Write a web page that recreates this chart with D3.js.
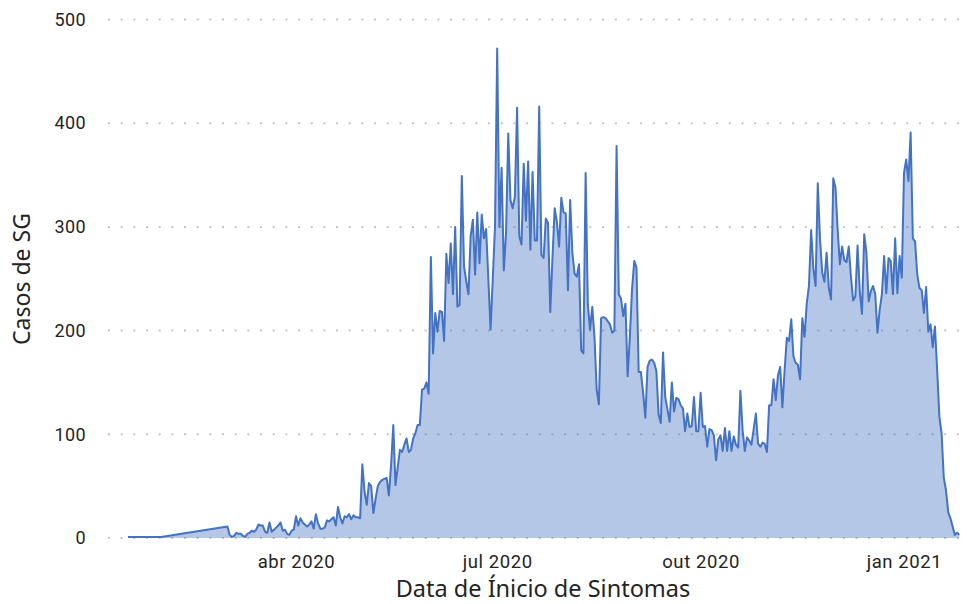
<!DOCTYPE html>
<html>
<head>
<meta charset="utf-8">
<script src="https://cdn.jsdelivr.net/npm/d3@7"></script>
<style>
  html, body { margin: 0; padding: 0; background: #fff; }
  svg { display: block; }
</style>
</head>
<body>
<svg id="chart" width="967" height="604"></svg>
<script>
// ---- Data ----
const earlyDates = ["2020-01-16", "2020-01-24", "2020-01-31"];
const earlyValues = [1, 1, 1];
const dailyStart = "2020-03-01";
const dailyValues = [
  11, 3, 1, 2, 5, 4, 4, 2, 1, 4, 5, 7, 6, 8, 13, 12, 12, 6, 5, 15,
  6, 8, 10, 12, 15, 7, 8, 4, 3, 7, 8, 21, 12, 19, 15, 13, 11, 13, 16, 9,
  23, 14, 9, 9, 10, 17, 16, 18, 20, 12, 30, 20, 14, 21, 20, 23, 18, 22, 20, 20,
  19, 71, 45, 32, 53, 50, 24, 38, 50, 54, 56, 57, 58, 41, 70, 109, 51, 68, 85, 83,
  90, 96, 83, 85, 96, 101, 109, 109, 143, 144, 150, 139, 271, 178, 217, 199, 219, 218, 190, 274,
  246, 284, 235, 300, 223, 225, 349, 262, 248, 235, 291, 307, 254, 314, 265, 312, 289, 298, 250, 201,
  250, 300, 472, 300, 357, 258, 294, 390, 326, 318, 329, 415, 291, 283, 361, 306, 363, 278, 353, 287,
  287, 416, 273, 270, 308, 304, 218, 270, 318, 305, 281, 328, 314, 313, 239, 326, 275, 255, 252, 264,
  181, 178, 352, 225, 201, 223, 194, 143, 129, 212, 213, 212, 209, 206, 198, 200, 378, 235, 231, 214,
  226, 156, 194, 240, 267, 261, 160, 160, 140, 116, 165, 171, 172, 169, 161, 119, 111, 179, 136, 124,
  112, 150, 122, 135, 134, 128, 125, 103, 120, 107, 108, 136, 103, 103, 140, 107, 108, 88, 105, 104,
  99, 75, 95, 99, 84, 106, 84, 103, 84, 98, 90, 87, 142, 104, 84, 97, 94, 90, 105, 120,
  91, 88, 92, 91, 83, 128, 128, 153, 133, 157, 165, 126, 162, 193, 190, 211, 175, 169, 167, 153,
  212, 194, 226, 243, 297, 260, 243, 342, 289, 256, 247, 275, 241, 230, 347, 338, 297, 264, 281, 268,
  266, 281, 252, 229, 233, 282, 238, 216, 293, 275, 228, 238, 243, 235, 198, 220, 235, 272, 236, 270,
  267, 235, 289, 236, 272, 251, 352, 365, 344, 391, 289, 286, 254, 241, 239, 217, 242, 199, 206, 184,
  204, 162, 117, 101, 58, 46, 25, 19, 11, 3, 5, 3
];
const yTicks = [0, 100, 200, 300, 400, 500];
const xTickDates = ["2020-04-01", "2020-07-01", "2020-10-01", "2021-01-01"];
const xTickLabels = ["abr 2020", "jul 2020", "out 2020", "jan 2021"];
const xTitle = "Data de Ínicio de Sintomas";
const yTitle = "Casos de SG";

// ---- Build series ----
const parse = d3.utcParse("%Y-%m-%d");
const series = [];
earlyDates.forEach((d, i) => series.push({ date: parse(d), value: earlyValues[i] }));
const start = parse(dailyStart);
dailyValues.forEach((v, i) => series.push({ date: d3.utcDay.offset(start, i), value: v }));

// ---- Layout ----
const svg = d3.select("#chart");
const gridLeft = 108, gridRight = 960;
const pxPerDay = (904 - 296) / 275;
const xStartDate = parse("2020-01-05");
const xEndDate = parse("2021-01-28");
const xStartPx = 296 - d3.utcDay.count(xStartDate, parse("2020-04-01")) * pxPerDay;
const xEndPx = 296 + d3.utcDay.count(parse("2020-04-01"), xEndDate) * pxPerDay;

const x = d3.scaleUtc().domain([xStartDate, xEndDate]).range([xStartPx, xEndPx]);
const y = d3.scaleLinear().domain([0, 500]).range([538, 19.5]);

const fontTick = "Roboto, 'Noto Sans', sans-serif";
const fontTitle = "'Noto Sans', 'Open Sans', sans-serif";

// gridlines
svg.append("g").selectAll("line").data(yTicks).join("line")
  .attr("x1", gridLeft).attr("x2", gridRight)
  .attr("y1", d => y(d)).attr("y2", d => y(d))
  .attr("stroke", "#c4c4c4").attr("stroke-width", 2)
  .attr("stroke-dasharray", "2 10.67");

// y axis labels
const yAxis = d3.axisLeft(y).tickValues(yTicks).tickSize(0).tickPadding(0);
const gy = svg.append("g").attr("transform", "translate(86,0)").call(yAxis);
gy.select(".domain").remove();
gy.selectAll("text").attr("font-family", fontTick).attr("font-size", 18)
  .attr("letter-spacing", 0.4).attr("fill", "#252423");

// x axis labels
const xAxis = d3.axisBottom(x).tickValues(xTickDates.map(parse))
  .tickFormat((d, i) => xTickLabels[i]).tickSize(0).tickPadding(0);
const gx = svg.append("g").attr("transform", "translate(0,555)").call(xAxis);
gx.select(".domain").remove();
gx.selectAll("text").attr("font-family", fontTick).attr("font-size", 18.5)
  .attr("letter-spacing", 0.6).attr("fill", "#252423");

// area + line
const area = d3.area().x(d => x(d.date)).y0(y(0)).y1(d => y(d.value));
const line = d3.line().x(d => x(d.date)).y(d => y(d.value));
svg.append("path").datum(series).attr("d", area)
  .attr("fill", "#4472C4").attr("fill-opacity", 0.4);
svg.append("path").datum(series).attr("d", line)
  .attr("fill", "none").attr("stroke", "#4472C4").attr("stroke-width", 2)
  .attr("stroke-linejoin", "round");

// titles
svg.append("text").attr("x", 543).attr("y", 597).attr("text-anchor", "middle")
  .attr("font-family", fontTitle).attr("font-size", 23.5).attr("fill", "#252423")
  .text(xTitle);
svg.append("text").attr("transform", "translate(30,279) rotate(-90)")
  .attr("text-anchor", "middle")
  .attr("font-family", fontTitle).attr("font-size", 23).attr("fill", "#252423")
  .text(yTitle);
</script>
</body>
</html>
#####
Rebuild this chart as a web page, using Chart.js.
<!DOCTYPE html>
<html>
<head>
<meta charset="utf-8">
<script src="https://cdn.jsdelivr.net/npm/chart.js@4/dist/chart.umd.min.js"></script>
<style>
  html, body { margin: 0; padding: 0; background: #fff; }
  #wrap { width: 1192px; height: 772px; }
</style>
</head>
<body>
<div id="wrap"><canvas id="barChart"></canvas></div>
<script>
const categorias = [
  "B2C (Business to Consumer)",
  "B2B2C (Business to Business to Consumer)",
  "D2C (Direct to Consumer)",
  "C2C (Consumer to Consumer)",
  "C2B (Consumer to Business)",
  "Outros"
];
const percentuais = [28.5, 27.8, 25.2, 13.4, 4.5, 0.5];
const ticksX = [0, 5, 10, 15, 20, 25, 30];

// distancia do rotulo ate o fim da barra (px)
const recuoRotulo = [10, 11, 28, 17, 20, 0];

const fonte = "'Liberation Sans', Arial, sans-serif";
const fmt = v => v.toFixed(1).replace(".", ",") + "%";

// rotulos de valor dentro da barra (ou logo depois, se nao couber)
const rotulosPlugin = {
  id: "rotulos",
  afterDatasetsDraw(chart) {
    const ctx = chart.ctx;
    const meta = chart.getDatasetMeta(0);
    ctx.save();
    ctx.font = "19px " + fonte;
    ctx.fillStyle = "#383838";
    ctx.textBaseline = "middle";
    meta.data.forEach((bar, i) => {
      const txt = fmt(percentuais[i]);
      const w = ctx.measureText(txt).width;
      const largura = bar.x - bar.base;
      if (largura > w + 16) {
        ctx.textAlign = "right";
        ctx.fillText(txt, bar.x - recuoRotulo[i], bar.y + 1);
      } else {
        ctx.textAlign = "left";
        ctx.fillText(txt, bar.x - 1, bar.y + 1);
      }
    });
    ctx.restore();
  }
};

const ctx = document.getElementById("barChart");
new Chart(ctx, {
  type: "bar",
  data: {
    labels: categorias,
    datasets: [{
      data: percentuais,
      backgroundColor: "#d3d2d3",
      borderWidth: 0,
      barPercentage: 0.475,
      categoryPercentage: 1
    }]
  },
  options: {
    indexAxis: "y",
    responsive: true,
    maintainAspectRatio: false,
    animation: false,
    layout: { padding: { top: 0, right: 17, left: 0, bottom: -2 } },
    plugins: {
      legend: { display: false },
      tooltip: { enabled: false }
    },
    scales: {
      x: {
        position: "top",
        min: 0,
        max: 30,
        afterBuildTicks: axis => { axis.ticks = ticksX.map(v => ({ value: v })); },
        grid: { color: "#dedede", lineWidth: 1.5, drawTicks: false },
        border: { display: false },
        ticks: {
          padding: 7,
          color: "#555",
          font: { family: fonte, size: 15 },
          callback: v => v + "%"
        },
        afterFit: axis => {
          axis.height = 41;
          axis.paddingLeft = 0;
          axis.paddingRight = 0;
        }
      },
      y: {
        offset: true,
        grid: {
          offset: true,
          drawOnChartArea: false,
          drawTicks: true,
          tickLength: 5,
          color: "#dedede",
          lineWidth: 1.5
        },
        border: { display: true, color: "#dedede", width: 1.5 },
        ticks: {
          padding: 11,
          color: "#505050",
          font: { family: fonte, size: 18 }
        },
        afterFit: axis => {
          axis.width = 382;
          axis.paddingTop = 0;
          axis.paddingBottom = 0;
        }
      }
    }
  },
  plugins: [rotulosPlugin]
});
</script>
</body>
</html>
#####
Give again the lines from the one with "Rebuild this chart" to the one with "const fmt = v", both lines included, exactly and with no other line.

Rebuild this chart as a web page, using Chart.js.
<!DOCTYPE html>
<html>
<head>
<meta charset="utf-8">
<script src="https://cdn.jsdelivr.net/npm/chart.js@4/dist/chart.umd.min.js"></script>
<style>
  html, body { margin: 0; padding: 0; background: #fff; }
  #wrap { width: 1192px; height: 772px; }
</style>
</head>
<body>
<div id="wrap"><canvas id="barChart"></canvas></div>
<script>
const categorias = [
  "B2C (Business to Consumer)",
  "B2B2C (Business to Business to Consumer)",
  "D2C (Direct to Consumer)",
  "C2C (Consumer to Consumer)",
  "C2B (Consumer to Business)",
  "Outros"
];
const percentuais = [28.5, 27.8, 25.2, 13.4, 4.5, 0.5];
const ticksX = [0, 5, 10, 15, 20, 25, 30];

// distancia do rotulo ate o fim da barra (px)
const recuoRotulo = [10, 11, 28, 17, 20, 0];

const fonte = "'Liberation Sans', Arial, sans-serif";
const fmt = v => v.toFixed(1).replace(".", ",") + "%";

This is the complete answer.